Zunächst sei auf die diesbezüglichen, einen gleichgelagerten Fall betreffenden Ausführungen im hg. Erkenntnis vom 9. Juni 1995, Zl. 95/02/0081, verwiesen, mit welchem ein Bescheid derselben belangten Behörde wegen Rechtswidrigkeit des Inhaltes aufgehoben wurde.

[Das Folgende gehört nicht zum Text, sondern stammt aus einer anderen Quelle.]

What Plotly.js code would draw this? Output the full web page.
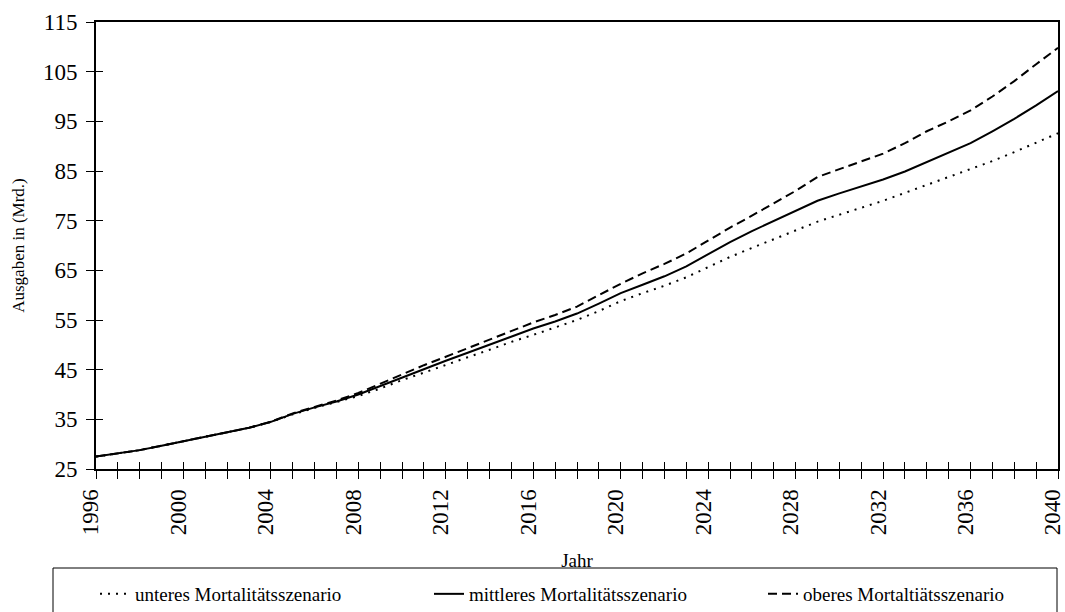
<!DOCTYPE html>
<html>
<head>
<meta charset="utf-8">
<script src="https://cdn.plot.ly/plotly-3.0.1.min.js"></script>
<style>
  html, body { margin: 0; padding: 0; background: #fff; }
  #chart { width: 1065px; height: 612px; }
</style>
</head>
<body>
<div id="chart"></div>
<script>
const years = [1996,1997,1998,1999,2000,2001,2002,2003,2004,2005,2006,2007,2008,2009,2010,
  2011,2012,2013,2014,2015,2016,2017,2018,2019,2020,2021,2022,2023,2024,2025,2026,2027,2028,
  2029,2030,2031,2032,2033,2034,2035,2036,2037,2038,2039,2040];

const unteres = [27.5,28.1,28.8,29.7,30.6,31.6,32.4,33.3,34.5,36.0,37.3,38.5,39.7,41.2,42.9,
  44.4,46.0,47.5,49.0,50.6,52.0,53.5,55.0,56.8,58.8,60.4,61.9,63.6,65.7,67.7,69.5,71.3,73.1,
  74.8,76.2,77.6,79.0,80.6,82.2,83.7,85.4,87.0,88.8,90.7,92.6];

const mittleres = [27.5,28.1,28.8,29.7,30.6,31.6,32.4,33.3,34.5,36.1,37.4,38.6,40.0,41.7,43.5,
  45.2,46.8,48.4,50.0,51.7,53.3,54.7,56.3,58.3,60.4,62.1,63.8,65.8,68.3,70.7,72.9,74.9,76.9,
  79.0,80.5,81.9,83.3,84.9,86.8,88.6,90.6,93.0,95.5,98.2,101.1];

const oberes = [27.5,28.1,28.8,29.7,30.6,31.6,32.4,33.3,34.5,36.2,37.5,38.8,40.3,42.2,44.1,
  45.9,47.6,49.3,51.0,52.8,54.5,56.0,57.7,60.0,62.3,64.4,66.3,68.4,71.0,73.6,76.0,78.5,81.0,
  83.8,85.4,86.9,88.5,90.6,93.0,95.0,97.2,100.0,103.1,106.5,109.8];

const xTickVals = [1996,2000,2004,2008,2012,2016,2020,2024,2028,2032,2036,2040];
const seriesNames = ['unteres Mortalitätsszenario', 'mittleres Mortalitätsszenario', 'oberes Mortaltiätsszenario'];
const yTitle = 'Ausgaben in (Mrd.)';
const xTitle = 'Jahr';

const FONT = 'Liberation Serif, Times New Roman, serif';

const traces = [
  { x: years, y: unteres, name: seriesNames[0], mode: 'lines',
    line: { color: '#000', width: 2, dash: '2px,6px' }, hoverinfo: 'skip' },
  { x: years, y: mittleres, name: seriesNames[1], mode: 'lines',
    line: { color: '#000', width: 2 }, hoverinfo: 'skip' },
  { x: years, y: oberes, name: seriesNames[2], mode: 'lines',
    line: { color: '#000', width: 2, dash: '9px,5px' }, hoverinfo: 'skip' },
  { x: years, y: mittleres, xaxis: 'x2', yaxis: 'y2', mode: 'lines', showlegend: false,
    line: { color: 'rgba(0,0,0,0)', width: 0 }, hoverinfo: 'skip' }
];

// plot area: x 96..1058, y 22..469
const PW = 962, PH = 447;
const px = v => (v - 96) / PW;
const py = v => (469 - v) / PH;

const layout = {
  width: 1065, height: 612,
  margin: { l: 96, r: 7, t: 22, b: 143, pad: 0, autoexpand: false },
  paper_bgcolor: '#fff', plot_bgcolor: '#fff',
  font: { family: FONT, color: '#000', size: 19 },
  showlegend: true,
  xaxis: {
    range: [1996, 2040], tickmode: 'array', tickvals: xTickVals,
    showgrid: false, zeroline: false, automargin: false,
    showline: true, linecolor: '#000', linewidth: 2, mirror: true,
    ticks: 'outside', ticklen: 8, tickwidth: 1, tickcolor: '#000',
    minor: { dtick: 1, tick0: 1996, ticks: 'outside', ticklen: 8, tickwidth: 1, tickcolor: '#000', showgrid: false },
    tickangle: -90, ticklabelstandoff: 1, ticklabelshift: -5, ticklabeloverflow: 'allow',
    tickfont: { family: FONT, size: 23, color: '#000' },
    title: { text: xTitle, font: { family: FONT, size: 19, color: '#000' }, standoff: 19 }
  },
  yaxis: {
    range: [25, 115], tick0: 25, dtick: 10,
    showgrid: false, zeroline: false, automargin: false,
    showline: true, linecolor: '#000', linewidth: 2, mirror: true,
    ticks: 'outside', ticklen: 8, tickwidth: 1, tickcolor: '#000',
    ticklabelstandoff: 4,
    tickfont: { family: FONT, size: 23, color: '#000' },
    title: { text: yTitle, font: { family: FONT, size: 17, color: '#000' }, standoff: 14 }
  },
  xaxis2: {
    overlaying: 'x', anchor: 'y2', side: 'bottom', range: [1996, 2040],
    tick0: 1996, dtick: 1, ticks: 'inside', ticklen: 7, tickwidth: 1, tickcolor: '#000',
    showticklabels: false, showgrid: false, zeroline: false, showline: false
  },
  yaxis2: {
    overlaying: 'y', anchor: 'x2', side: 'left', range: [25, 115],
    tick0: 25, dtick: 10, ticks: 'inside', ticklen: 7, tickwidth: 1, tickcolor: '#000',
    showticklabels: false, showgrid: false, zeroline: false, showline: false
  },
  shapes: [
    { type: 'rect', xref: 'paper', yref: 'paper',
      x0: px(53), x1: px(1057), y0: py(640), y1: py(568),
      line: { color: '#000', width: 1 }, fillcolor: 'rgba(0,0,0,0)' }
  ],
  legend: {
    orientation: 'h', x: px(95), xanchor: 'left', y: py(575), yanchor: 'top',
    borderwidth: 0, bgcolor: 'rgba(0,0,0,0)',
    entrywidth: 289, entrywidthmode: 'pixels',
    font: { family: FONT, size: 19, color: '#000' },
    traceorder: 'normal'
  }
};

Plotly.newPlot('chart', traces, layout, { displayModeBar: false, staticPlot: true });
</script>
</body>
</html>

Die weitwendigen Ausführungen der belangten Behörde in der vorliegenden Gegenschrift sind nicht geeignet, den Gerichtshof zu einer anderen Rechtsanschauung zu veranlassen. Insbesondere pflichtet der Verwaltungsgerichtshof dem Beschwerdeführer darin bei, daß ein Verwaltungsstrafverfahren, in welchem nicht nur dem Beschuldigten ein Berufungsrecht zusteht, nicht nur dem Rechtsschutz des Beschuldigten, sondern auch dazu dient, der anderen Partei zu ihrem Recht zu verhelfen bzw. insbesondere im Falle des Berufungsrechtes einer "Organpartei" dem Strafanspruch des Staates Genüge zu tun. Hingegen vermag der Verwaltungsgerichtshof der Rechtsanschauung der belangten Behörde, in Ansehung der Zuständigkeit des Einzelmitgliedes des unabhängigen Verwaltungssenates oder der Kammer (vgl. dazu näher die Ausführungen im zitierten hg. Erkenntnis vom 9. Juni 1995, Zl. 95/02/0081) sei bei einem Fall wie dem vorliegenden bei meritorischer Erledigung der Berufung die Frage des "gesetzlichen Richters" zu problematisieren, nicht beizupflichten, da § 51c VStG lediglich eine Zuständigkeitsregel innerhalb derselben Behörde darstellt; von einem Widerspruch zu Art. 6 Abs. 1 MRK (wie ihn die belangte Behörde offenbar sieht) kann keine Rede sein. Weiters ist nicht ersichtlich, weshalb - so die belangte Behörde - dem Beschuldigten in einem Fall wie dem vorliegenden eine "Gegenwehr" in Ansehung des ihm gemachten Vorwurfes unmöglich sein sollte, weil dem (auch) das durch die Berufungsbehörde zu führende Verfahren dient. Schließlich vermag der Verwaltungsgerichtshof der belangten Behörde auch darin nicht beizupflichten, daß das Arbeitsinspektorat ausdrücklich nur die Aufhebung der Einstellung des Verwaltungsstrafverfahrens (nicht jedoch die Bestrafung des Beschuldigten) begehren hätte müssen, was - so die belangte Behörde - zur Aufhebung durch sie mit der Folge geführt hätte, daß die Strafbehörde erster Instanz das Strafverfahren fortzuführen und allenfalls mit einem Schuldspruch zu beenden gehabt hätte. Damit wird nämlich neuerlich übersehen, daß der unabhängige Verwaltungssenat als Berufungsbehörde der Vorschrift des § 66 Abs. 4 AVG Genüge zu tun hat (vgl. auch dazu ausführlicher das zitierte hg. Erkenntnis vom 9. Juni 1995, Zl. 95/02/0081).

Der angefochtene Bescheid war daher gemäß § 42 Abs. 2 Z. 1 VwGG wegen Rechtswidrigkeit seines Inhaltes aufzuheben.